■ **Task**
Lines containing the word "React" are to be located and copied.

■ **Provided data**
# # # # #

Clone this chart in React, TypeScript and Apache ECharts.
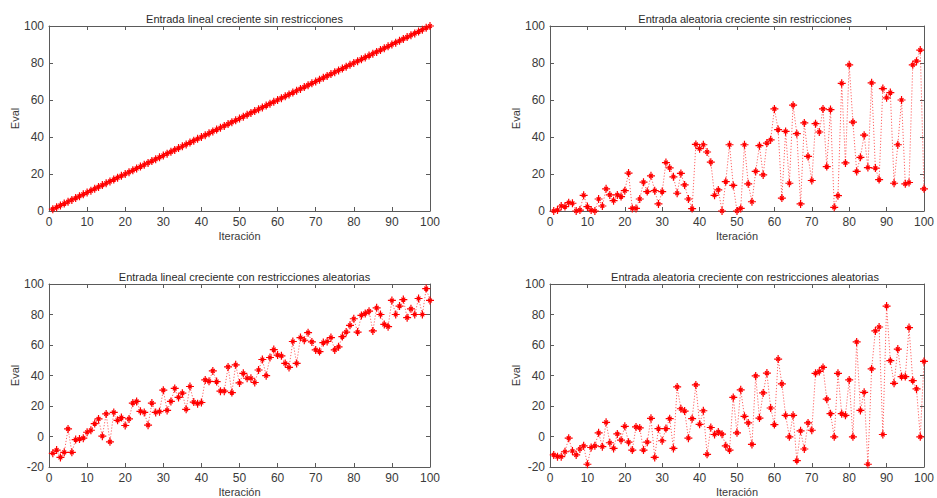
import React, { useEffect, useRef } from "react";
import * as echarts from "echarts";

const titles = [
  "Entrada lineal creciente sin restricciones",
  "Entrada aleatoria creciente sin restricciones",
  "Entrada lineal creciente con restricciones aleatorias",
  "Entrada aleatoria creciente con restricciones aleatorias",
];

const xLabel = "Iteración";
const yLabel = "Eval";

const linealSin = [
  1, 2, 3, 4, 5, 6, 7, 8, 9, 10, 11, 12, 13, 14, 15, 16, 17, 18, 19, 20,
  21, 22, 23, 24, 25, 26, 27, 28, 29, 30, 31, 32, 33, 34, 35, 36, 37, 38, 39, 40,
  41, 42, 43, 44, 45, 46, 47, 48, 49, 50, 51, 52, 53, 54, 55, 56, 57, 58, 59, 60,
  61, 62, 63, 64, 65, 66, 67, 68, 69, 70, 71, 72, 73, 74, 75, 76, 77, 78, 79, 80,
  81, 82, 83, 84, 85, 86, 87, 88, 89, 90, 91, 92, 93, 94, 95, 96, 97, 98, 99, 100,
];

const aleatoriaSin = [
  0, 0.5, 2.7, 2.4, 4.5, 4.2, 0, 0.5, 8.5, 2.4,
  0.5, 0, 6.5, 2.7, 12, 8.7, 5.6, 8.7, 7.8, 11,
  20.5, 1.4, 1.4, 6.5, 15.6, 10.5, 19, 11, 3.8, 10.5,
  26.2, 23.3, 18.5, 9.6, 20.3, 14.1, 6.5, 1.3, 36, 33.7,
  35.8, 31.9, 26.4, 8.5, 11.4, 0, 15.9, 35.8, 13.8, 0,
  1.4, 35.8, 14.7, 5, 21.4, 35.3, 19.5, 36.7, 38.5, 55.2,
  44, 7, 43, 15, 57.2, 41.8, 3.8, 47.6, 29.5, 16.5,
  47.2, 42.7, 55.2, 24, 54.8, 2, 8.3, 69, 26, 79,
  48, 21.4, 29, 41, 23.5, 69.3, 23.2, 17, 66.2, 61.2,
  64, 15, 35.8, 60, 14.7, 15.4, 79, 81, 87, 12,
];

const linealCon = [
  -11, -8.9, -13.7, -10.4, 5, -10.4, -2, -1.7, -1.1, 2.8,
  4.1, 8.5, 11.5, 0.2, 14.8, -3.5, 15.8, 10.6, 12.4, 7.2,
  11.5, 21.9, 23, 16.5, 15.8, 7.4, 21.9, 15.8, 16.3, 30.4,
  17.1, 23, 31.5, 25.6, 28.4, 17.8, 32.8, 22.6, 21.5, 22.3,
  37.1, 36.2, 43, 36, 29.7, 29.7, 45.6, 28.8, 47, 35.1,
  41.4, 38.2, 38.2, 35.4, 43.6, 50.5, 39.9, 51.8, 57, 53.4,
  52.9, 47.9, 45.3, 62.3, 47.9, 64.9, 63.1, 68.1, 62, 56.8,
  55.7, 61.6, 62.3, 64.9, 56.8, 58.8, 65.5, 68.5, 72.9, 77.2,
  68.5, 79.4, 80.7, 82.2, 69.2, 84.4, 80, 73.5, 72, 89.2,
  80, 85.5, 89.8, 77.9, 83.7, 80, 90.5, 80, 97, 89.2,
];

const aleatoriaCon = [
  -12.1, -13.2, -13.2, -10, -1.1, -9.5, -12.1, -8.2, -6.1, -18.2,
  -7.2, -6.1, 2.4, -6.7, 9.3, -4.1, -7.8, 1.7, -2.4, 6.7,
  -3.7, -8.9, 6.3, 5.6, -8.9, -3.7, 11.9, -13.7, 5.2, -2.8,
  5.2, 11.7, -7.8, 32.5, 18.2, 16.7, -1.1, 11.7, 33.8, 8,
  16.9, -11.7, 5.9, 1.3, 3, 1.5, -6.1, -8.9, 25.6, 2.4,
  30.6, 13.2, 8.9, -5.2, 39.7, 12.1, 28.6, 41.6, 18.7, 7.8,
  50.8, 34.5, 13.9, -0.2, 13.9, -15.8, 3.7, -8.2, 8.9, 4.1,
  41.4, 42.7, 45.3, 24.5, 15, -0.2, 41.4, 15, 13.9, 37.1,
  -0.2, 62, 17.1, 29, -18.2, 44.3, 69.2, 71.8, 1.3, 85.5,
  49.7, 34.9, 57.3, 39.3, 39.3, 71.4, 36.7, 31.2, -0.2, 49.2,
];

const seriesValues = [linealSin, aleatoriaSin, linealCon, aleatoriaCon];
const yMins = [0, 0, -20, -20];

const FONT = "'Liberation Sans', Arial, sans-serif";
const AXIS_COLOR = "#5a5a5a";
const TEXT_COLOR = "#3a3a3a";
const STAR = "path://M0,5L10,5M5,0L5,10M2.6,2.6L7.4,7.4M7.4,2.6L2.6,7.4";

export default function App() {
  const ref = useRef<HTMLDivElement>(null);

  useEffect(() => {
    if (!ref.current) return;
    const chart = echarts.init(ref.current, undefined, { renderer: "svg" });

    const grids = [
      { left: 49, top: 26, width: 381, height: 185 },
      { left: 550, top: 26, width: 380, height: 185 },
      { left: 49, top: 284, width: 381, height: 184 },
      { left: 550, top: 284, width: 380, height: 184 },
    ];

    const xAxis: any[] = [];
    const yAxis: any[] = [];
    const series: any[] = [];
    const title: any[] = [];

    grids.forEach((g, i) => {
      title.push({
        text: titles[i],
        left: g.left + g.width / 2,
        top: g.top - 18,
        textAlign: "center",
        textStyle: { fontFamily: FONT, fontSize: 11, fontWeight: "normal", color: "#2a2a2a" },
      });
      const tick = { show: true, inside: true, length: 4, lineStyle: { color: AXIS_COLOR } };
      const line = { show: true, onZero: false, lineStyle: { color: AXIS_COLOR, width: 1 } };
      xAxis.push({
        type: "value",
        gridIndex: i,
        position: "bottom",
        min: 0,
        max: 100,
        interval: 10,
        axisLine: line,
        axisTick: tick,
        splitLine: { show: false },
        axisLabel: { fontFamily: FONT, fontSize: 12, color: TEXT_COLOR, margin: 5 },
        name: xLabel,
        nameLocation: "middle",
        nameGap: 19,
        nameTextStyle: { fontFamily: FONT, fontSize: 11, color: TEXT_COLOR },
      });
      xAxis.push({
        type: "value",
        gridIndex: i,
        position: "top",
        min: 0,
        max: 100,
        interval: 10,
        axisLine: line,
        axisTick: tick,
        splitLine: { show: false },
        axisLabel: { show: false },
      });
      yAxis.push({
        type: "value",
        gridIndex: i,
        position: "left",
        min: yMins[i],
        max: 100,
        interval: 20,
        axisLine: line,
        axisTick: tick,
        splitLine: { show: false },
        axisLabel: { fontFamily: FONT, fontSize: 12, color: TEXT_COLOR, margin: 5 },
        name: yLabel,
        nameLocation: "middle",
        nameGap: 26,
        nameRotate: 90,
        nameTextStyle: { fontFamily: FONT, fontSize: 11, color: TEXT_COLOR },
      });
      yAxis.push({
        type: "value",
        gridIndex: i,
        position: "right",
        min: yMins[i],
        max: 100,
        interval: 20,
        axisLine: line,
        axisTick: tick,
        splitLine: { show: false },
        axisLabel: { show: false },
      });
      series.push({
        type: "line",
        xAxisIndex: i * 2,
        yAxisIndex: i * 2,
        data: seriesValues[i].map((v, k) => [k + 1, v]),
        symbol: STAR,
        symbolSize: 8,
        showSymbol: true,
        itemStyle: { color: "#ff0000", borderColor: "#ff0000", borderWidth: 1.2 },
        lineStyle: { color: "#ff3030", width: 1, type: [1.2, 1.8], opacity: 0.75 },
        z: 3,
      });
    });

    chart.setOption({
      animation: false,
      backgroundColor: "#ffffff",
      title,
      grid: grids.map((g) => ({ ...g, show: false, containLabel: false })),
      xAxis,
      yAxis,
      series,
    });

    return () => chart.dispose();
  }, []);

  return (
    <div
      ref={ref}
      style={{ position: "fixed", left: 0, top: 0, width: 937, height: 498, background: "#fff" }}
    />
  );
}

# # # # #

■ **Task solution**
Clone this chart in React, TypeScript and Apache ECharts.
import React, { useEffect, useRef } from "react";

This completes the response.